Porém, Levy (2011) afirma que não é por isso que a vertente humana e a vertente objetiva da informática deveriam ser entregues a duas profissões diferentes: é no próprio cerne da concepção de um programa ou de um circuito que são decididas as conexões possíveis, o leque de uso – negociável em maior ou menor grau – o prazer ou a dificuldade de se trabalhar com um computador. Cada grande inovação em informática abriu a possibilidade de novas relações entre homens e computadores: códigos de programação cada vez mais intuitivos, comunicação em tempo real, redes, micros, novos princípios de interfaces. É porque dizem respeito aos humanos que estas viradas da história dos artefatos informáticos nos importam.

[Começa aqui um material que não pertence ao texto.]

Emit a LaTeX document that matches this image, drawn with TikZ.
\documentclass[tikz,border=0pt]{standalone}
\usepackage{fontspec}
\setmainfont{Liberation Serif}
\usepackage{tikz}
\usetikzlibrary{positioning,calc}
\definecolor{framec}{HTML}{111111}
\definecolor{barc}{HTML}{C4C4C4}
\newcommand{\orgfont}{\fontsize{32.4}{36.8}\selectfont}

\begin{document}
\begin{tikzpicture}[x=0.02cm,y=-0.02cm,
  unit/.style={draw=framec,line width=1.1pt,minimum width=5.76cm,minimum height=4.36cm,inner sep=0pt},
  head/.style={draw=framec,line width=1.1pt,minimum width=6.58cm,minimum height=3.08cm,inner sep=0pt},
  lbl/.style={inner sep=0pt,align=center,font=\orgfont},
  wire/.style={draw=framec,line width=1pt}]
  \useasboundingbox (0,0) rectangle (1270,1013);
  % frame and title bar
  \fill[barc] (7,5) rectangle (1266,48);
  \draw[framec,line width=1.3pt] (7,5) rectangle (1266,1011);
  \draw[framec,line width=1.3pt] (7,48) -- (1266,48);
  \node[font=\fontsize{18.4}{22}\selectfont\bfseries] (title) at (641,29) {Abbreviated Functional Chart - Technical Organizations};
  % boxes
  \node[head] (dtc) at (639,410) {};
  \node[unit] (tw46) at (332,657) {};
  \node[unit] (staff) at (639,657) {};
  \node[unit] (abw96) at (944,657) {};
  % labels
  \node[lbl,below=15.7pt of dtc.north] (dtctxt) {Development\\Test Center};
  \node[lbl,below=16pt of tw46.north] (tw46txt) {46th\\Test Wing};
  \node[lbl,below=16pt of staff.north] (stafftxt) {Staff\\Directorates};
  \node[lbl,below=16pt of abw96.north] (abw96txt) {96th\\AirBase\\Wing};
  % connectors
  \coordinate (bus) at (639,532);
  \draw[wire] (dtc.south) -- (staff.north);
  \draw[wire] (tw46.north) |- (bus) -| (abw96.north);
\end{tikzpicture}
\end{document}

Levy (2011) explica que o sucesso de alguns programas de microcomputadores deveu-se a certas instituições muito profundas sobre como deveria ser a interface com o usuário. Na falta de uma ideia genial, a equipe de desenvolvimento pode concentrar sua atenção no conforto do usuário, em seus hábitos, em suas necessidades, sobre as críticas feitas às versões precedentes. O conhecimento das entranhas de uma máquina ou de um sistema operacional será então usado como o objetivo de tornar o produto final amigável. O virtuosismo técnico só produz seu efeito completo quando consegue deslocar os eixos e os pontos de contato das relações entre homens e máquinas, reorganizando assim, indiretamente, a ecologia cognitiva como um todo. Separar o conhecimento das máquinas da competência cognitiva e social é o mesmo que fabricar o informata puro, ou seja, um especialista “puro” em ciências humanas, que se tentará associar em seguida; mas será tarde demais, pois os danos já terão sido feitos.

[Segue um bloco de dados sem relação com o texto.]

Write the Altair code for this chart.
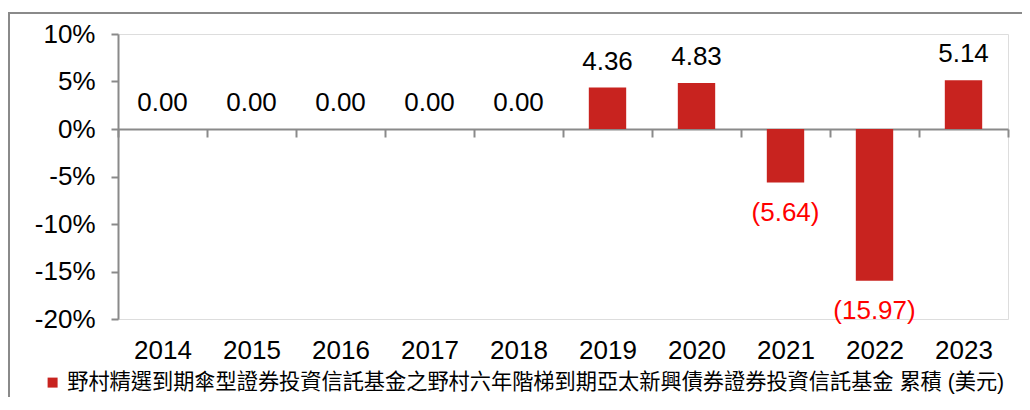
import altair as alt
import pandas as pd

years = ["2014", "2015", "2016", "2017", "2018", "2019", "2020", "2021", "2022", "2023"]
values = [0.00, 0.00, 0.00, 0.00, 0.00, 4.36, 4.83, -5.64, -15.97, 5.14]
series_name = "野村精選到期傘型證券投資信託基金之野村六年階梯到期亞太新興債券證券投資信託基金 累積 (美元)"
y_ticks = [-20, -15, -10, -5, 0, 5, 10]

df = pd.DataFrame({"year": years, "value": values, "series": [series_name] * len(years)})

FONT = "Liberation Sans, Arial, sans-serif"
CJK = "Liberation Sans, 'Noto Sans CJK TC', sans-serif"
GRAY = "#8a8a8a"
BAR = "#C8231F"

W, H = 890, 285

base = alt.Chart(df).transform_calculate(
    label="datum.value < 0 ? '(' + format(-datum.value, '.2f') + ')' : format(datum.value, '.2f')"
)

x_enc = alt.X(
    "year:N",
    sort=years,
    scale=alt.Scale(paddingInner=0, paddingOuter=0),
    axis=alt.Axis(
        title=None,
        offset=-190,
        domainColor=GRAY,
        domainWidth=2,
        tickColor=GRAY,
        tickWidth=2,
        tickSize=8,
        tickBand="extent",
        labelPadding=200,
        labelFontSize=26,
        labelFont=FONT,
        labelColor="#000000",
        labelAngle=0,
        grid=False,
    ),
)

y_enc = alt.Y(
    "value:Q",
    scale=alt.Scale(domain=[-20, 10], nice=False, zero=False),
    axis=alt.Axis(
        title=None,
        values=y_ticks,
        labelExpr="datum.value + '%'",
        domainColor=GRAY,
        domainWidth=2,
        tickColor=GRAY,
        tickWidth=2,
        tickSize=7,
        labelPadding=16,
        labelFontSize=26,
        labelFont=FONT,
        labelColor="#000000",
        grid=False,
    ),
)

bars = base.mark_bar(width={"band": 0.42}).encode(
    x=x_enc,
    y=y_enc,
    y2=alt.datum(0),
    color=alt.Color(
        "series:N",
        scale=alt.Scale(range=[BAR]),
        legend=alt.Legend(
            title=None,
            orient="none",
            legendX=-76,
            legendY=338,
            symbolType="square",
            symbolSize=100,
            symbolStrokeWidth=0,
            symbolOffset=0,
            labelOffset=4,
            labelFontSize=21.2,
            labelFont=CJK,
            labelColor="#000000",
            labelLimit=2000,
            padding=0,
        ),
    ),
)

pos_text = base.transform_filter("datum.value >= 0").mark_text(
    baseline="alphabetic", dy=-18, fontSize=26, font=FONT, color="#000000"
).encode(x=alt.X("year:N", sort=years), y="value:Q", text="label:N")

neg_text = base.transform_filter("datum.value < 0").mark_text(
    baseline="alphabetic", dy=38, fontSize=26, font=FONT, color="#FF0000"
).encode(x=alt.X("year:N", sort=years), y="value:Q", text="label:N")

border = alt.Chart(pd.DataFrame({"a": [0]})).mark_rect(
    fillOpacity=0, stroke=GRAY, strokeWidth=2
).encode(
    x=alt.value(-109), x2=alt.value(1040), y=alt.value(-21), y2=alt.value(500)
)

chart = alt.layer(border, bars, pos_text, neg_text).properties(
    width=W,
    height=H,
    padding={"left": 110, "top": 26, "right": 14, "bottom": 78},
    autosize=alt.AutoSizeParams(type="none"),
).configure_view(stroke=None).configure(background="#ffffff")

chart.save("out.html", embed_options={"renderer": "svg", "actions": False})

Para Levy (2011) aqueles que lançaram a informática, não são, de forma alguma, “técnicos puros”. Deveríamos, antes, considerar os grandes participantes da “revolução da informática” como homens políticos de um tipo um pouco especial. O que os distingue é o fato de trabalharem na escala molecular das interfaces, lá onde se organizam as passagens entre os reinos, lá onde o micro fluxos é desviado, acelerados, transformados, as representações traduzidas, lá onde os elementos constituintes dos homens e das coisas se enlaçam.

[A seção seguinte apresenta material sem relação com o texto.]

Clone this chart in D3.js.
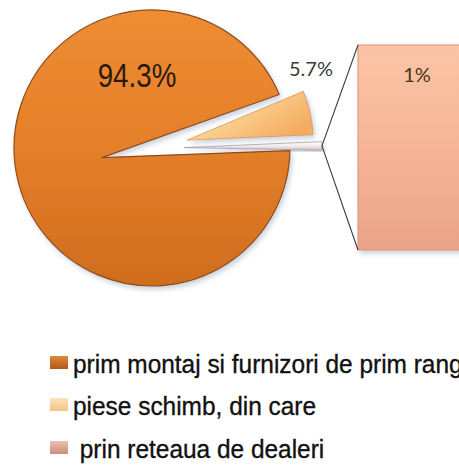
<!DOCTYPE html>
<html>
<head>
<meta charset="utf-8">
<script src="https://cdn.jsdelivr.net/npm/d3@7"></script>
<style>
  html, body { margin: 0; padding: 0; background: #fff; }
  svg { display: block; }
</style>
</head>
<body>
<div id="chart"></div>
<script>
// data
var categories = ["prim montaj si furnizori de prim rang", "piese schimb, din care", " prin reteaua de dealeri"];
var pieValues = [94.3, 5.7, 1];
var pieLabels = ["94.3%", "5.7%"];
var barValues = [1];
var barLabels = ["1%"];

var width = 459, height = 471;

var svg = d3.select("#chart")
  .append("svg")
  .attr("width", width)
  .attr("height", height);

var defs = svg.append("defs");

// soft shadow like the office bevel look
var shadow = defs.append("filter").attr("id", "shadow")
  .attr("x", "-20%").attr("y", "-20%").attr("width", "140%").attr("height", "140%");
shadow.append("feDropShadow")
  .attr("dx", 2).attr("dy", 3).attr("stdDeviation", 2.5)
  .attr("flood-color", "#8c9bb0").attr("flood-opacity", 0.45);

function linGrad(id, stops, x2, y2) {
  var g = defs.append("linearGradient").attr("id", id)
    .attr("x1", 0).attr("y1", 0).attr("x2", x2 || 0).attr("y2", y2 === undefined ? 1 : y2);
  stops.forEach(function(s) {
    g.append("stop").attr("offset", s[0]).attr("stop-color", s[1]);
  });
}
linGrad("gBig", [[0, "#ee8d33"], [0.5, "#e47f29"], [1, "#cf6d1e"]]);
linGrad("gLight", [[0, "#fdebc6"], [0.5, "#fbcf8e"], [1, "#f4ac60"]], 1, 0.6);
linGrad("gOther", [[0, "#ffffff"], [0.5, "#f3ecee"], [1, "#c9bfc2"]]);
linGrad("gBar", [[0, "#fbc4a6"], [0.5, "#f6b597"], [1, "#eaa487"]]);
linGrad("gM0", [[0, "#e08a3c"], [1, "#b0571a"]]);
linGrad("gM1", [[0, "#fde3bc"], [1, "#f6c286"]]);
linGrad("gM2", [[0, "#ecc0ac"], [1, "#c98f7a"]]);

// pie geometry
var cx = 152, cy = 148, R = 138;
var explode = [51, 36, 32];   // big, light, other
var radius = [138, 126, 138];
var startA = 67.2 * Math.PI / 180;

// clockwise from the gap: light slice, other sliver, big slice
var order = [1, 2, 0];
var arcs = d3.pie()
  .sort(null)
  .value(function(i) { return pieValues[i]; })
  .startAngle(startA)
  .endAngle(startA + 2 * Math.PI)(order);

function dir(a) { return [Math.sin(a), -Math.cos(a)]; }

var fills = ["url(#gBig)", "url(#gLight)", "url(#gOther)"];
var strokes = ["#8e4c15", "#d9975a", "#a9a0a4"];

var pieG = svg.append("g");

arcs.forEach(function(d) {
  var i = d.data;
  var mid = (d.startAngle + d.endAngle) / 2;
  var u = dir(mid);
  var ox = u[0] * explode[i], oy = u[1] * explode[i];
  var path;
  if (i === 0) {
    // big slice: notch point pulled out, rim stays on the circle
    var p = d3.path();
    p.moveTo(cx + ox, cy + oy);
    p.arc(cx, cy, R, d.startAngle - Math.PI / 2, d.endAngle - Math.PI / 2);
    p.closePath();
    path = pieG.append("path").attr("d", p.toString());
  } else {
    var arc = d3.arc().innerRadius(0).outerRadius(radius[i]);
    path = pieG.append("path")
      .attr("d", arc(d))
      .attr("transform", "translate(" + (cx + ox) + "," + (cy + oy) + ")");
  }
  path.attr("fill", fills[i])
    .attr("stroke", strokes[i])
    .attr("stroke-width", i === 0 ? 1.2 : 0.8)
    .attr("stroke-linejoin", "round")
    .attr("filter", "url(#shadow)");
  d.tip = [cx + ox + u[0] * radius[i], cy + oy + u[1] * radius[i]];
});

// bar on the right
var x = d3.scaleBand().domain(barLabels).range([358, 472]).padding(0);
var y = d3.scaleLinear().domain([0, d3.sum(barValues)]).range([250, 45]);

svg.append("g").selectAll("rect")
  .data(barValues)
  .enter().append("rect")
  .attr("x", function(d, i) { return x(barLabels[i]); })
  .attr("y", function(d) { return y(d); })
  .attr("width", x.bandwidth())
  .attr("height", function(d) { return y(0) - y(d); })
  .attr("fill", "url(#gBar)")
  .attr("stroke", "#d99378")
  .attr("stroke-width", 1)
  .attr("filter", "url(#shadow)");

// connector lines from the sliver tip to the bar
var other = arcs.filter(function(d) { return d.data === 2; })[0];
var tip = other.tip;
svg.append("g").selectAll("line")
  .data([y(d3.sum(barValues)), y(0)])
  .enter().append("line")
  .attr("x1", tip[0]).attr("y1", tip[1])
  .attr("x2", x(barLabels[0])).attr("y2", function(d) { return d; })
  .attr("stroke", "#3c3c3c")
  .attr("stroke-width", 1.1);

// labels
svg.append("text")
  .attr("transform", "translate(137,87) scale(0.84,1)")
  .attr("text-anchor", "middle")
  .style("font-family", "'Liberation Sans', Arial, sans-serif")
  .style("font-size", "33px")
  .attr("fill", "#2a1a0e")
  .text(pieLabels[0]);

svg.append("text")
  .attr("x", 311).attr("y", 76)
  .attr("text-anchor", "middle")
  .style("font-family", "Lato, 'Open Sans', sans-serif")
  .style("font-size", "20px")
  .attr("fill", "#3a3a3a")
  .text(pieLabels[1]);

svg.append("text")
  .attr("x", x(barLabels[0]) + 59).attr("y", 82)
  .attr("text-anchor", "middle")
  .style("font-family", "Lato, 'Open Sans', sans-serif")
  .style("font-size", "20px")
  .attr("fill", "#4a3322")
  .text(barLabels[0]);

// legend
var legendY = [373, 415, 458];
var markFill = ["url(#gM0)", "url(#gM1)", "url(#gM2)"];
var leg = svg.append("g").selectAll("g")
  .data(categories)
  .enter().append("g");

leg.append("rect")
  .attr("x", 50)
  .attr("y", function(d, i) { return legendY[i] - 17; })
  .attr("width", 18).attr("height", 13)
  .attr("fill", function(d, i) { return markFill[i]; });

leg.append("text")
  .attr("transform", function(d, i) { return "translate(73," + legendY[i] + ") scale(0.94,1)"; })
  .style("font-family", "'Liberation Sans', Arial, sans-serif")
  .style("font-size", "26px")
  .style("white-space", "pre")
  .attr("fill", "#111")
  .attr("stroke", "#111")
  .attr("stroke-width", 0.35)
  .text(function(d) { return d; });
</script>
</body>
</html>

Levy (2011) afirma que contrariamente ao que geralmente pensamos, os agenciadores de inovações técnicas não estão interessados apenas nas engrenagens complicadas das coisas. São antes de tudo movidos pela visão de novos agenciamentos na coletividade mista formada pelos homens, seus artefatos e as diversas potências cósmicas que os afetam. Os engenheiros, agenciadores e visionários que ligam seu destino à determinada técnica são movidos por verdadeiros projetos políticos, contanto que se admita que a cidade contemporânea seja povoada por máquinas, por microrganismos, por forças naturais, por equipamentos de silício e de cimento tanto quanto por humanos.

REFERÊNCIAS

FLUSSER, Vilém. O mundo codificado: por uma filosofia do design e da comunicação. São Paulo: Cosac Naify, 2007.


LEVY, Pierre. As Tecnologias da Inteligência: O futuro do pensamento na era da informática. Tradução de Carlos Irineu Costa, Rio de Janeiro: Editora 34 , 2ª. Edição 2011. O original é de 1993 (Les Technologies de l´intelligence).